The most striking feature of the novel, though, one which
only gradually reveals itself, is Bonanni’s unusual use of first person
narration. Her narrator, already in the first lines announcing his role, slips
in and out of the story. Sometimes he is present and referred to by the other
characters – chastised at times by the woman, for example, and explicitly
called by her “a witness here, our assiduous schoolteacher.” At other times he
appears so detached an observer that one questions his existance as a living
being, as he does himself: “But was I there? Maybe I wasn’t.” All we know for
sure is that he is described as a teacher who has accompanied the Fascists to
the monastery, “assigned to surveillance…alone and suspect” and “the only one
who had refused a weapon.” He also clearly operates as an explicit literary
invention of the author, serving as witness not simply to observe events but
also as a literary vehicle for the telling of the tale, in this latter role
functioning as a locus for the novel’s overarching theme concerning the
responsibility implicit in the act of witnessing. Through this alternating
presence and ineffability - and especially through the narrator’s behavior at a
critical moment - Bonanni brilliantly entwines the reader in her witness’
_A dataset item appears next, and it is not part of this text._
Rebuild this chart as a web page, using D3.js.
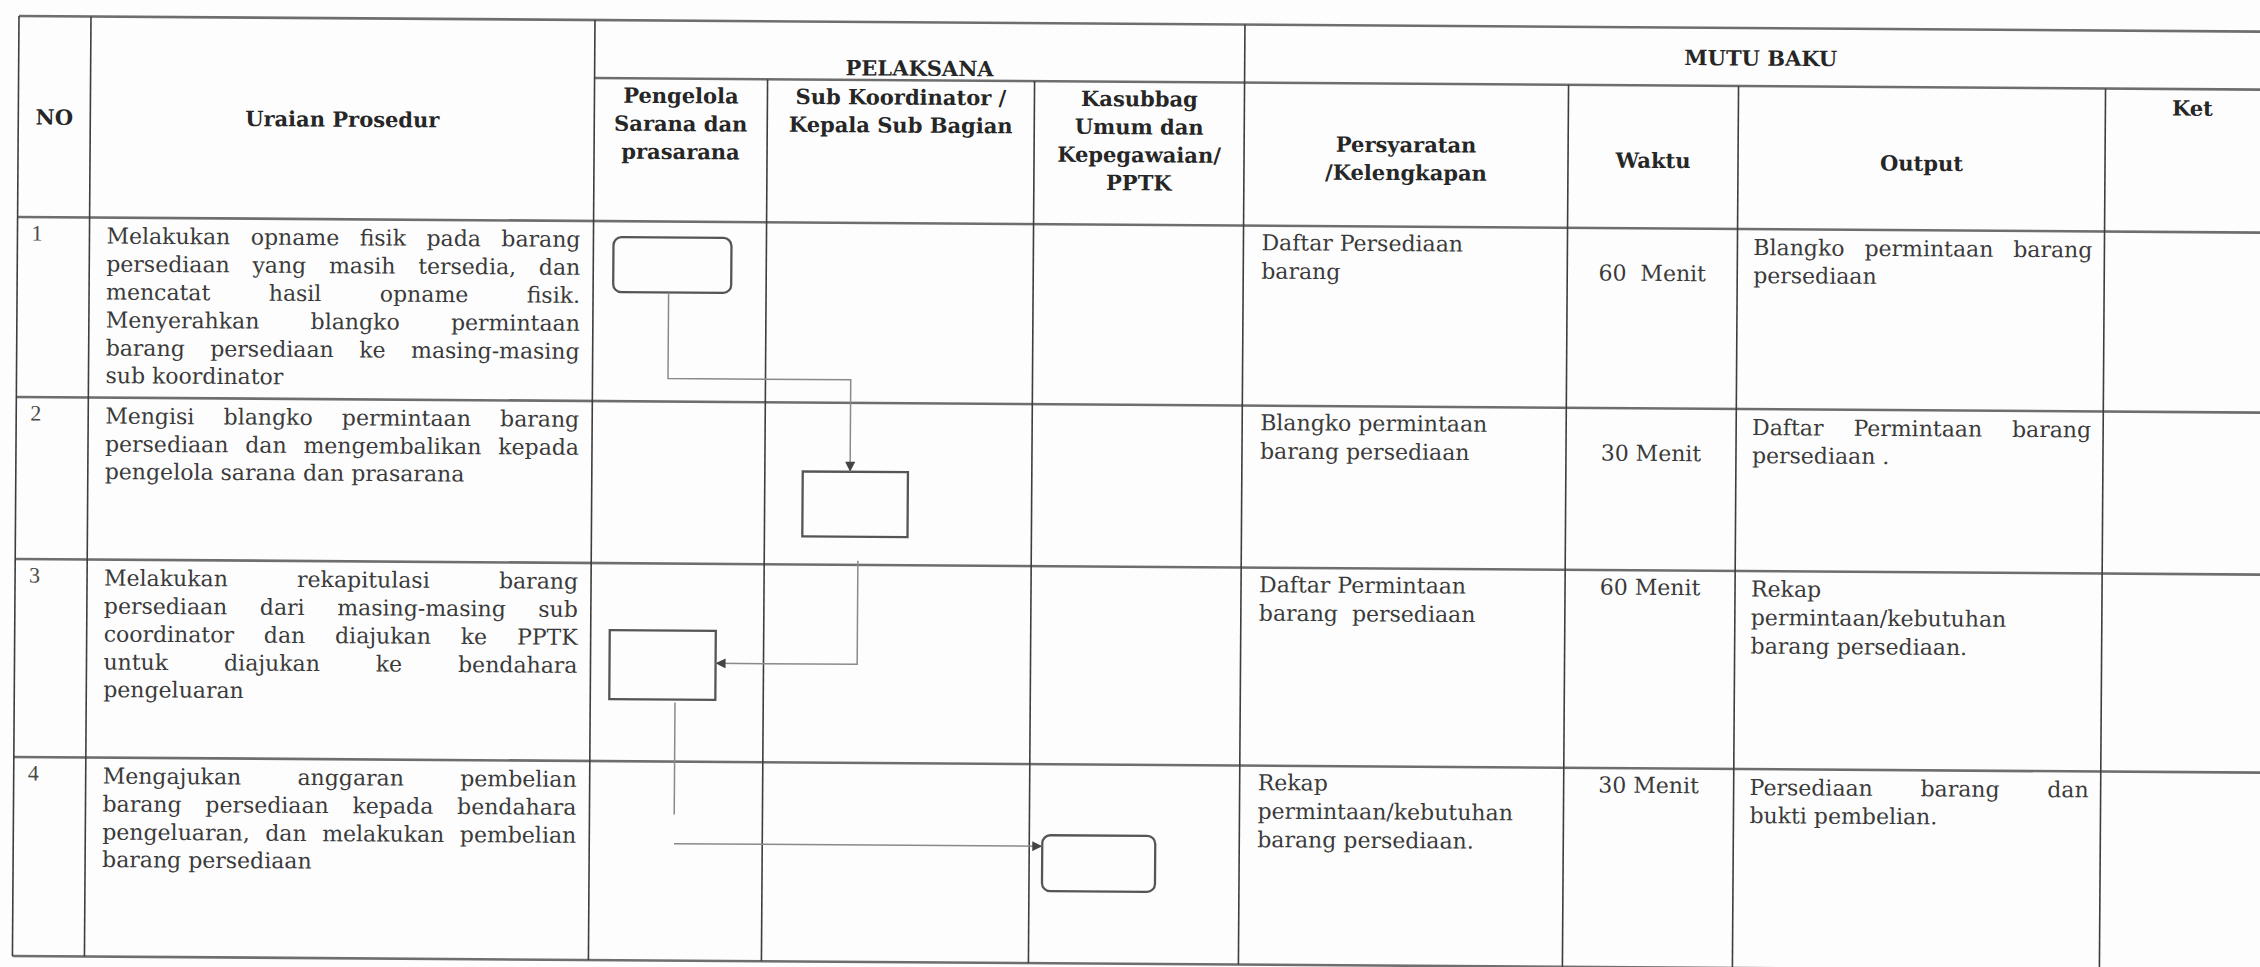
<!DOCTYPE html>
<html><head><meta charset="utf-8">
<script src="https://cdn.jsdelivr.net/npm/d3@7"></script>
<style>
html,body{margin:0;padding:0;background:#fff;}
svg{display:block;}
.hd{font-family:"DejaVu Serif",serif;font-weight:bold;font-size:21px;fill:#262626;}
.bd{font-family:"DejaVu Serif",serif;font-size:22px;fill:#3a3a3a;}
.no{font-family:"Liberation Serif",serif;font-size:22px;fill:#4a4a4a;}
</style>
</head><body>
<svg id="chart" width="2260" height="967"></svg>
<script>
// ---------------- DATA ----------------
const groupHeaders = ["PELAKSANA", "MUTU BAKU"];
const columnHeaders = [
  ["NO"], ["Uraian Prosedur"],
  ["Pengelola", "Sarana dan", "prasarana"],
  ["Sub Koordinator /", "Kepala Sub Bagian"],
  ["Kasubbag", "Umum dan", "Kepegawaian/", "PPTK"],
  ["Persyaratan", "/Kelengkapan"], ["Waktu"], ["Output"], ["Ket"]
];
const stepNumbers = ["1", "2", "3", "4"];
const procedures = [
  ["Melakukan opname fisik pada barang", "persediaan yang masih tersedia, dan", "mencatat hasil opname fisik.",
   "Menyerahkan blangko permintaan", "barang persediaan ke masing-masing", "sub koordinator"],
  ["Mengisi blangko permintaan barang", "persediaan dan mengembalikan kepada", "pengelola sarana dan prasarana"],
  ["Melakukan rekapitulasi barang", "persediaan dari masing-masing sub", "coordinator dan diajukan ke PPTK",
   "untuk diajukan ke bendahara", "pengeluaran"],
  ["Mengajukan anggaran pembelian", "barang persediaan kepada bendahara", "pengeluaran, dan melakukan pembelian",
   "barang persediaan"]
];
const requirements = [
  ["Daftar Persediaan", "barang"],
  ["Blangko permintaan", "barang persediaan"],
  ["Daftar Permintaan", "barang  persediaan"],
  ["Rekap", "permintaan/kebutuhan", "barang persediaan."]
];
const durations = [["", "60  Menit"], ["", "30 Menit"], ["60 Menit"], ["30 Menit"]];
const outputs = [
  ["Blangko permintaan barang", "persediaan"],
  ["Daftar Permintaan barang", "persediaan ."],
  ["Rekap", "permintaan/kebutuhan", "barang persediaan."],
  ["Persediaan barang dan", "bukti pembelian."]
];
const notes = ["", "", "", ""];
const stepLane = [0, 1, 0, 2];              // executor lane of each step
const stepShape = ["terminator", "process", "process", "terminator"];

// ---------------- LAYOUT ----------------
const W = 2260, H = 967;
const colEdges = [19, 91, 595, 768, 1035, 1245, 1569, 1739, 2106, 2280];
const rowEdges = [16, 217, 397, 559, 757, 956];
const groupLineY = 74;
const x = d3.scaleLinear().domain(d3.range(colEdges.length)).range(colEdges);
const y = d3.scaleLinear().domain(d3.range(rowEdges.length)).range(rowEdges);
const laneCol = l => 2 + l;
// node box within its cell, as fractions of the cell
const nodeFrac = [
  {fx0: 0.116, fx1: 0.798, fy0: 0.089, fy1: 0.394},
  {fx0: 0.142, fx1: 0.536, fy0: 0.426, fy1: 0.827},
  {fx0: 0.110, fx1: 0.723, fy0: 0.338, fy1: 0.687},
  {fx0: 0.062, fx1: 0.600, fy0: 0.357, fy1: 0.638}
];

const svg = d3.select("#chart");
svg.append("rect").attr("width", W).attr("height", H).attr("fill", "#fdfdfd");
const g = svg.append("g").attr("transform", "rotate(0.4,20,16)");

// arrow marker
svg.append("defs").append("marker").attr("id", "arr")
  .attr("viewBox", "0 0 10 10").attr("refX", 10).attr("refY", 5)
  .attr("markerWidth", 11).attr("markerHeight", 10).attr("markerUnits", "userSpaceOnUse")
  .attr("orient", "auto")
  .append("path").attr("d", "M0,0 L10,5 L0,10 Z").attr("fill", "#444");

// ---------------- GRID ----------------
const hLine = (x0, x1, yy) => g.append("line").attr("x1", x0).attr("x2", x1).attr("y1", yy).attr("y2", yy)
  .attr("stroke", "#6e6e6e").attr("stroke-width", 2.6);
const vLine = (xx, y0, y1) => g.append("line").attr("x1", xx).attr("x2", xx).attr("y1", y0).attr("y2", y1)
  .attr("stroke", "#3e3e3e").attr("stroke-width", 1.6);

rowEdges.forEach(r => hLine(x(0), x(9), r));
hLine(x(2), x(9), groupLineY);
[0, 1, 2, 5].forEach(c => vLine(x(c), y(0), y(5)));
[3, 4, 6, 7, 8].forEach(c => vLine(x(c), groupLineY, y(5)));

// ---------------- HEADERS ----------------
g.append("text").attr("class", "hd").attr("text-anchor", "middle").attr("dominant-baseline", "central")
  .attr("x", (x(2) + x(5)) / 2).attr("y", 62).text(groupHeaders[0]);
g.append("text").attr("class", "hd").attr("text-anchor", "middle").attr("dominant-baseline", "central")
  .attr("x", 1761).attr("y", 46).text(groupHeaders[1]);

const headerTop = [117, 117, 91, 91, 91, 135, 149, 150, 93];
columnHeaders.forEach((lines, c) => {
  lines.forEach((ln, i) => {
    g.append("text").attr("class", "hd").attr("text-anchor", "middle").attr("dominant-baseline", "central")
      .attr("x", c === 8 ? 2193 : x(c + 0.5)).attr("y", headerTop[c] + i * 28).text(ln);
  });
});

// ---------------- BODY TEXT ----------------
function textLine(str, x0, x1, yy, justify, cls) {
  const words = str.split(" ").filter(w => w.length);
  if (!justify || words.length < 2) {
    g.append("text").attr("class", cls).attr("x", x0).attr("y", yy)
      .attr("dominant-baseline", "central").style("white-space", "pre").text(str);
    return;
  }
  const t = g.append("text").attr("class", cls).attr("y", yy).attr("dominant-baseline", "central");
  const spans = words.map(w => t.append("tspan").text(w));
  const widths = spans.map(s => s.node().getComputedTextLength());
  const gap = (x1 - x0 - d3.sum(widths)) / (words.length - 1);
  let cx = x0;
  spans.forEach((s, i) => { s.attr("x", cx); cx += widths[i] + gap; });
}
function paragraph(lines, x0, x1, yTop, lh, justify) {
  lines.forEach((ln, i) => textLine(ln, x0, x1, yTop + i * lh, justify && i < lines.length - 1, "bd"));
}

stepNumbers.forEach((n, r) => {
  const top = y(r + 1);
  g.append("text").attr("class", "no").attr("x", 33).attr("y", top + 16)
    .attr("dominant-baseline", "central").text(n);
  paragraph(procedures[r], x(1) + 17, x(2) - 13, top + 18, 28, true);
  paragraph(requirements[r], x(5) + 18, x(6) - 10, top + 17, 28.5, false);
  durations[r].forEach((ln, i) => {
    g.append("text").attr("class", "bd").attr("text-anchor", "middle").attr("dominant-baseline", "central")
      .style("white-space", "pre").attr("x", x(6.5)).attr("y", top + 17 + i * 28).text(ln);
  });
  paragraph(outputs[r], x(7) + 16, x(8) - 12, top + 18, 28.5, true);
  textLine(notes[r], x(8) + 16, x(9) - 12, top + 18, false, "bd");
});

// ---------------- FLOWCHART ----------------
const nodes = stepLane.map((l, i) => {
  const c = laneCol(l), f = nodeFrac[i];
  const x0 = x(c + f.fx0), x1 = x(c + f.fx1);
  const y0 = y(i + 1 + f.fy0), y1 = y(i + 1 + f.fy1);
  return {x0, x1, y0, y1, shape: stepShape[i]};
});
g.selectAll("rect.node").data(nodes).join("rect").attr("class", "node")
  .attr("x", d => d.x0).attr("y", d => d.y0)
  .attr("width", d => d.x1 - d.x0).attr("height", d => d.y1 - d.y0)
  .attr("rx", d => d.shape === "terminator" ? 8 : 0)
  .attr("fill", "none").attr("stroke", "#555").attr("stroke-width", 2.3);

const lw = d3.line();
const conn = (pts, arrow) => g.append("path").attr("d", lw(pts)).attr("fill", "none")
  .attr("stroke", "#8a8a8a").attr("stroke-width", 1.5)
  .attr("marker-end", arrow ? "url(#arr)" : null);
const at = (n, fx) => n.x0 + fx * (n.x1 - n.x0);
const [n1, n2, n3, n4] = nodes;
// step 1 -> step 2
const c1x = at(n1, 0.47), c1y = y(1 + 0.872), c1x2 = at(n2, 0.45);
conn([[c1x, n1.y1], [c1x, c1y], [c1x2, c1y], [c1x2, n2.y0]], true);
// step 2 -> step 3
const c2x = at(n2, 0.53), c2y = (n3.y0 + n3.y1) / 2 - 2;
conn([[c2x, y(3) - 4], [c2x, c2y], [n3.x1, c2y]], true);
// step 3 -> step 4
const c3x = at(n3, 0.62);
conn([[c3x, n3.y1 + 3], [c3x, y(4 + 0.266)]], false);
const c4y = n4.y0 + 11;
conn([[c3x, c4y], [n4.x0, c4y]], true);
</script>
</body></html>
responsibility, forces the reader’s own moral self-examination. Not content
merely to tell a riveting war story, Bonanni never loses sight of her narrative
as an explicitly literary enterprise that calls attention to how a tale is told
and to the responsibilities involved in telling it. Adding additional
complexity to these themes, Bonanni alludes to a notebook La Rossa has kept to recount
her own story, a missing text with which the witness - and the reader - must reckon.
Bonanni, who published her first stories in 1927
and rose to fame due to winning a writing contest and to having been cheered
along by poet Eugenio Montale, did not live to see The Reprisal
published. Rejected when submitted for publication in 1985, the novel did not
appear in Italian until 2003, nearly 20 years later, and evidence exists that
Bonanni had worked on the manuscript since the end of the war – a span of some
forty years. 70 years later, readers of English can be grateful to have access
to a classic of World War II literature.